Pontevedra, B. MÁRQUEZ

Testarudo, amante de las croquetas y el chocolate, un punto coqueto, tenía pavor a las gaviotas, no soportaba que le tocasen sus cosas... Son rasgos, todos ellos, que definían a Agapito Pazos Méndez, el octogenario que vivió 79 años, desde los 3 hasta los 82, en la habitación 415 del Hospital Provincial de Pontevedra. Fue abandonado a sus puertas a los 3 años y desde entonces el personal del hospital fue su familia, cuidó de él hasta el día de su muerte, el pasado 24 de abril, y lo acompañó en su tercera y última salida, camino al cementerio de San Mauro. Sólo había abandonado su habitación en otras dos ocasiones, una para ver el mar y otra al aeropuerto.

Agapito fue abandonado a finales de los «felices» años veinte dentro de una caja a las puertas del hospital, que por aquel entonces era una institución de beneficencia. Un niño de 3 años con espina bífida, el diagnóstico que al poco tiempo de su llegada hicieron los médicos, era una pesada carga en tiempos de estrecheces.

Agapito, cuentan sus cuidadoras, tenía las extremidades inferiores y una superior atrofiada y nunca llegó a caminar. Sus problemas físicos no le impidieron, sin embargo, granjearse el afecto de quienes lo recogieron y el cariño de sucesivas generaciones de monjas y trabajadoras sanitarias que lo cuidaron, que hablan de él como de «todo un personaje», que «se dejaba querer, aunque tenía sus prontos».

En su juventud y hasta entrada la década de los setenta, Agapito tenía asignadas «obligaciones»: era el encargado de guardar las llaves de la gaveta de los medicamentos y del almacén, según Fernando Filgueira, que conoció a Agapito cuando realizó sus primeras prácticas profesionales y que lo trató durante sus años de ejercicio y de dirección en el Hospital Provincial.

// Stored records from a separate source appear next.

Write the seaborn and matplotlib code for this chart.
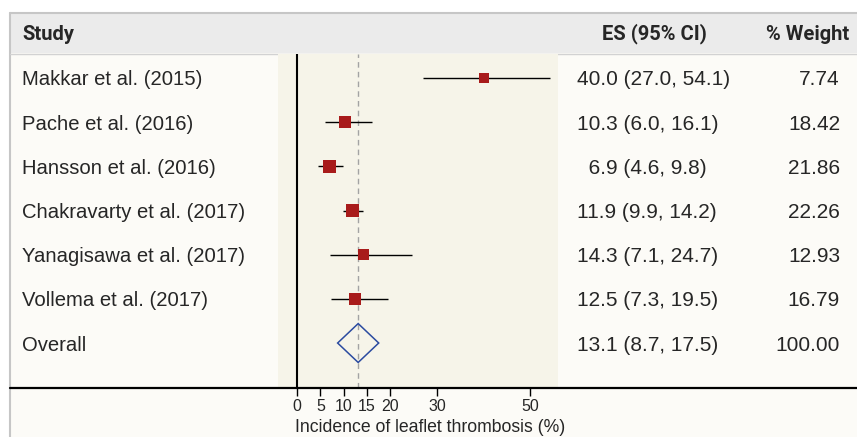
import numpy as np
import pandas as pd
import matplotlib
matplotlib.use("Agg")
import matplotlib.pyplot as plt
from matplotlib.patches import Rectangle
from matplotlib.lines import Line2D
from matplotlib.transforms import blended_transform_factory
import seaborn as sns

studies = ["Makkar et al. (2015)", "Pache et al. (2016)", "Hansson et al. (2016)",
           "Chakravarty et al. (2017)", "Yanagisawa et al. (2017)", "Vollema et al. (2017)"]
es = [40.0, 10.3, 6.9, 11.9, 14.3, 12.5]
lo = [27.0, 6.0, 4.6, 9.9, 7.1, 7.3]
hi = [54.1, 16.1, 9.8, 14.2, 24.7, 19.5]
weights = [7.74, 18.42, 21.86, 22.26, 12.93, 16.79]
overall_label = "Overall"
overall_es, overall_lo, overall_hi, overall_w = 13.1, 8.7, 17.5, 100.00
xticks = [0, 5, 10, 15, 20, 30, 50]
xlabel = "Incidence of leaflet thrombosis (%)"

sns.set_style("white")
plt.rcParams["font.family"] = ["Liberation Sans", "DejaVu Sans"]

W, H = 857, 437
fig = plt.figure(figsize=(W / 100, H / 100), dpi=100)
fig.patch.set_facecolor("white")

def fx(x):
    return x / W

def fy(y):
    return 1 - y / H

# backgrounds
body = Rectangle((fx(10), 0), 1 - fx(10), fy(13), transform=fig.transFigure,
                 facecolor="#fcfbf7", edgecolor="none", zorder=-10)
head = Rectangle((fx(10), fy(53)), 1 - fx(10), fy(14) - fy(53), transform=fig.transFigure,
                 facecolor="#ebebeb", edgecolor="none", zorder=-9)
fig.patches.extend([body, head])
fig.lines.append(Line2D([fx(10), fx(10)], [0, fy(13)], transform=fig.transFigure,
                        color="#c6c6c6", lw=1.5, zorder=-8))
fig.lines.append(Line2D([fx(10), 1], [fy(13), fy(13)], transform=fig.transFigure,
                        color="#c6c6c6", lw=1.5, zorder=-8))
fig.lines.append(Line2D([fx(10), 1], [fy(53.5), fy(53.5)], transform=fig.transFigure,
                        color="#d2d2d2", lw=1.0, zorder=-8))

# plot axes
ax_l, ax_r, ax_t, ax_b = 278, 558, 54, 387.5
ax = fig.add_axes([fx(ax_l), fy(ax_b), fx(ax_r) - fx(ax_l), fy(ax_t) - fy(ax_b)])
ax.set_facecolor("#f6f4e9")

n = len(studies)
rows = list(range(n))
df = pd.DataFrame({"study": studies, "es": es, "lo": lo, "hi": hi, "w": weights, "row": rows})

ax.axvline(0, color="black", lw=1.5, zorder=2)
ax.axvline(overall_es, color="#a3a3a3", lw=1.0, ls=(0, (4, 3)), zorder=1)
ax.hlines(df["row"], df["lo"], df["hi"], color="black", lw=1.0, zorder=3)
sns.scatterplot(data=df, x="es", y="row", size="w", sizes=(52, 88), marker="s",
                color="#a81b1b", linewidth=0, legend=False, ax=ax, zorder=4)

orow = n
h = 0.44
ax.fill([overall_lo, overall_es, overall_hi, overall_es, overall_lo],
        [orow, orow - h, orow, orow + h, orow],
        facecolor="none", edgecolor="#2b4ba0", lw=1.1, zorder=4)

ax.set_xlim(-4.07, 55.9)
ax.set_ylim(7.007, -0.543)
ax.set_yticks([])
ax.set_xticks(xticks)
ax.set_xticklabels([str(t) for t in xticks])
ax.tick_params(axis="x", direction="out", length=6, width=1, color="black",
               labelsize=11.5, pad=2, bottom=True)
for s in ax.spines.values():
    s.set_visible(False)
ax.set_ylabel("")
ax.set_xlabel(xlabel, fontsize=12.7, va="center")
ax.xaxis.set_label_coords((430 - ax_l) / (ax_r - ax_l), -(428 - ax_b) / (ax_b - ax_t))

# bottom black line
fig.lines.append(Line2D([fx(10), 1], [fy(388), fy(388)], transform=fig.transFigure,
                        color="black", lw=1.6, zorder=5))

# text columns
tr = blended_transform_factory(fig.transFigure, ax.transData)
fs_name = 14.6
fs_num = 15
for i, s in enumerate(studies + [overall_label]):
    fig.text(fx(22), i, s, transform=tr, ha="left", va="center_baseline", fontsize=fs_name)

all_es = es + [overall_es]
all_lo = lo + [overall_lo]
all_hi = hi + [overall_hi]
all_w = weights + [overall_w]
for i in range(n + 1):
    e = f"{all_es[i]:.1f}"
    if all_es[i] < 10:
        e = "\u2007" + e
    fig.text(fx(577), i, f"{e} ({all_lo[i]:.1f}, {all_hi[i]:.1f})", transform=tr,
             ha="left", va="center_baseline", fontsize=fs_num)
    fig.text(fx(840), i, f"{all_w[i]:.2f}", transform=tr, ha="right",
             va="center_baseline", fontsize=fs_num)

hfont = dict(fontsize=14.5, fontweight="bold", family=["Roboto", "DejaVu Sans"])
fig.text(fx(22), fy(34), "Study", ha="left", va="center", **hfont)
fig.text(fx(654), fy(34), "ES (95% CI)", ha="center", va="center", **hfont)
fig.text(fx(849), fy(34), "% Weight", ha="right", va="center", **hfont)

fig.savefig("out.png", dpi=100)
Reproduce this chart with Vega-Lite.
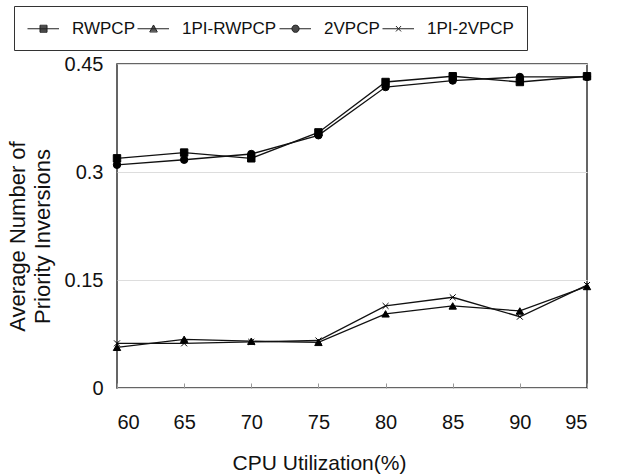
{
  "$schema": "https://vega.github.io/schema/vega-lite/v6.json",
  "width": 470,
  "height": 324,
  "autosize": {"type": "none"},
  "padding": {"left": 117, "top": 64, "right": 54, "bottom": 88},
  "background": "white",
  "config": {
    "font": "Liberation Sans",
    "view": {"stroke": "#333", "strokeWidth": 1.5},
    "axis": {"labelColor": "#111", "titleColor": "#111", "titleFontWeight": "normal", "labelFont": "Liberation Sans", "titleFont": "Liberation Sans"}
  },
  "data": {
    "values": [
      {"x": 60, "series": "RWPCP", "y": 0.319},
      {"x": 65, "series": "RWPCP", "y": 0.327},
      {"x": 70, "series": "RWPCP", "y": 0.319},
      {"x": 75, "series": "RWPCP", "y": 0.355},
      {"x": 80, "series": "RWPCP", "y": 0.425},
      {"x": 85, "series": "RWPCP", "y": 0.433},
      {"x": 90, "series": "RWPCP", "y": 0.425},
      {"x": 95, "series": "RWPCP", "y": 0.433},
      {"x": 60, "series": "2VPCP", "y": 0.310},
      {"x": 65, "series": "2VPCP", "y": 0.317},
      {"x": 70, "series": "2VPCP", "y": 0.325},
      {"x": 75, "series": "2VPCP", "y": 0.351},
      {"x": 80, "series": "2VPCP", "y": 0.418},
      {"x": 85, "series": "2VPCP", "y": 0.427},
      {"x": 90, "series": "2VPCP", "y": 0.432},
      {"x": 95, "series": "2VPCP", "y": 0.432},
      {"x": 60, "series": "1PI-RWPCP", "y": 0.0565},
      {"x": 65, "series": "1PI-RWPCP", "y": 0.0676},
      {"x": 70, "series": "1PI-RWPCP", "y": 0.065},
      {"x": 75, "series": "1PI-RWPCP", "y": 0.0634},
      {"x": 80, "series": "1PI-RWPCP", "y": 0.103},
      {"x": 85, "series": "1PI-RWPCP", "y": 0.114},
      {"x": 90, "series": "1PI-RWPCP", "y": 0.107},
      {"x": 95, "series": "1PI-RWPCP", "y": 0.141},
      {"x": 60, "series": "1PI-2VPCP", "y": 0.062},
      {"x": 65, "series": "1PI-2VPCP", "y": 0.062},
      {"x": 70, "series": "1PI-2VPCP", "y": 0.064},
      {"x": 75, "series": "1PI-2VPCP", "y": 0.066},
      {"x": 80, "series": "1PI-2VPCP", "y": 0.114},
      {"x": 85, "series": "1PI-2VPCP", "y": 0.126},
      {"x": 90, "series": "1PI-2VPCP", "y": 0.099},
      {"x": 95, "series": "1PI-2VPCP", "y": 0.143}
    ]
  },
  "encoding": {
    "x": {
      "field": "x",
      "type": "quantitative",
      "scale": {"domain": [60, 95], "nice": false, "zero": false},
      "axis": {
        "values": [60, 65, 70, 75, 80, 85, 90, 95],
        "grid": false,
        "domain": false,
        "ticks": true,
        "tickSize": -5,
        "tickColor": "#999",
        "tickWidth": 1,
        "labelFontSize": 20,
        "labelPadding": 29,
        "title": "CPU Utilization(%)",
        "titleFontSize": 21,
        "titlePadding": 20,
        "titleX": 202
      }
    },
    "y": {
      "field": "y",
      "type": "quantitative",
      "scale": {"domain": [0, 0.45], "nice": false},
      "axis": {
        "values": [0, 0.15, 0.3, 0.45],
        "format": ".2~f",
        "grid": true,
        "gridColor": "#ddd",
        "domain": false,
        "ticks": false,
        "labelFontSize": 20,
        "labelPadding": 14,
        "title": ["Average Number of", "Priority Inversions"],
        "titleFontSize": 22,
        "titleLineHeight": 25,
        "titlePadding": 10,
        "titleY": 172
      }
    }
  },
  "layer": [
    {
      "mark": {"type": "line", "color": "#111", "strokeWidth": 1.3},
      "encoding": {"detail": {"field": "series", "type": "nominal"}}
    },
    {
      "mark": {"type": "point", "filled": true, "fill": "black", "stroke": "black", "strokeWidth": 1, "size": 55, "opacity": 1},
      "encoding": {
        "shape": {
          "field": "series",
          "type": "nominal",
          "scale": {
            "domain": ["RWPCP", "1PI-RWPCP", "2VPCP", "1PI-2VPCP"],
            "range": ["square", "triangle-up", "circle", "M-0.8,-0.8L0.8,0.8M-0.8,0.8L0.8,-0.8"]
          },
          "legend": null
        }
      }
    },
    {
      "transform": [{"filter": "datum.x > 1000"}],
      "mark": {"type": "point", "filled": false, "stroke": "#222", "strokeWidth": 1, "opacity": 1},
      "encoding": {
        "shape": {
          "field": "series",
          "type": "nominal",
          "scale": {
            "domain": ["RWPCP", "1PI-RWPCP", "2VPCP", "1PI-2VPCP"],
            "range": [
              "M-1,0H2.5M0.39,-0.39H1.17V0.39H0.39ZM0.39,-0.28H1.17M0.39,-0.17H1.17M0.39,-0.06H1.17M0.39,0.06H1.17M0.39,0.17H1.17M0.39,0.28H1.17",
              "M-1,0H2.5M0.78,-0.42L1.2,0.36H0.36ZM0.72,-0.31H0.84M0.66,-0.2H0.9M0.6,-0.09H0.96M0.54,0.02H1.02M0.48,0.13H1.08M0.42,0.24H1.14",
              "M-1,0H2.5M0.38,0A0.4,0.4,0,1,1,1.18,0A0.4,0.4,0,1,1,0.38,0ZM0.554,-0.33H1.006M0.446,-0.22H1.114M0.395,-0.11H1.165M0.395,0.11H1.165M0.446,0.22H1.114M0.554,0.33H1.006",
              "M-1,0H2.5M0.5,-0.3L1.06,0.3M0.5,0.3L1.06,-0.3"
            ]
          },
          "legend": {
            "orient": "none",
            "legendX": -103,
            "legendY": -58,
            "direction": "horizontal",
            "title": null,
            "strokeColor": "#333",
            "padding": 13,
            "symbolSize": 324,
            "symbolStrokeWidth": 1,
            "symbolStrokeColor": "#222",
            "symbolOpacity": 1,
            "labelFontSize": 17,
            "labelColor": "#111",
            "labelOffset": 26,
            "labelLimit": 400,
            "columnPadding": 0
          }
        }
      }
    }
  ],
  "resolve": {"scale": {"shape": "independent"}, "legend": {"shape": "independent"}}
}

Sus tareas de «vigilancia» se centraban en los numerosos enfermos que a lo largo de casi ochenta años compartieron con él habitación, primero en salas corridas de veinte personas y posteriormente en la habitación doble que se convirtió en su «domicilio». «Nos avisaba cuando los veía muy mal y nos decía que se iban a morir, y en muchas ocasiones acertaba», comentaba en el tanatorio otro trabajador y relataba que «nos llamaba a gritos al oír y ver las gaviotas, les tenía pánico».

Ese miedo, sin embargo, no impidió que uno de los momentos más felices de su vida fuese el día que un auxiliar se lo llevó de excursión a la playa de La Lanzada para que conociese el mar. Elías, que así se llamaba aquel auxiliar, también lo llevó al aeropuerto. Estas dos salidas constituyeron los «viajes» de su vida, ya que sus excursiones habituales -en silla de ruedas y bien sujeto, para que no se desplomase- tenían como horizontes el patio, el vestíbulo y los pasillos del hospital.

El paso del tiempo lo convirtió en un cascarrabias. El chocolate era una buena arma de reconciliación, «se pirraba por él», según una de sus cuidadoras, «y las croquetas lo volvían loco», apostilla una compañera.

Filgueira no deja de elogiar «la lección permanente de humanidad» de los profesionales del Hospital Provincial, a cuya atención desinteresada atribuye la insólita longevidad de una persona con las carencias de salud de Agapito Pazos.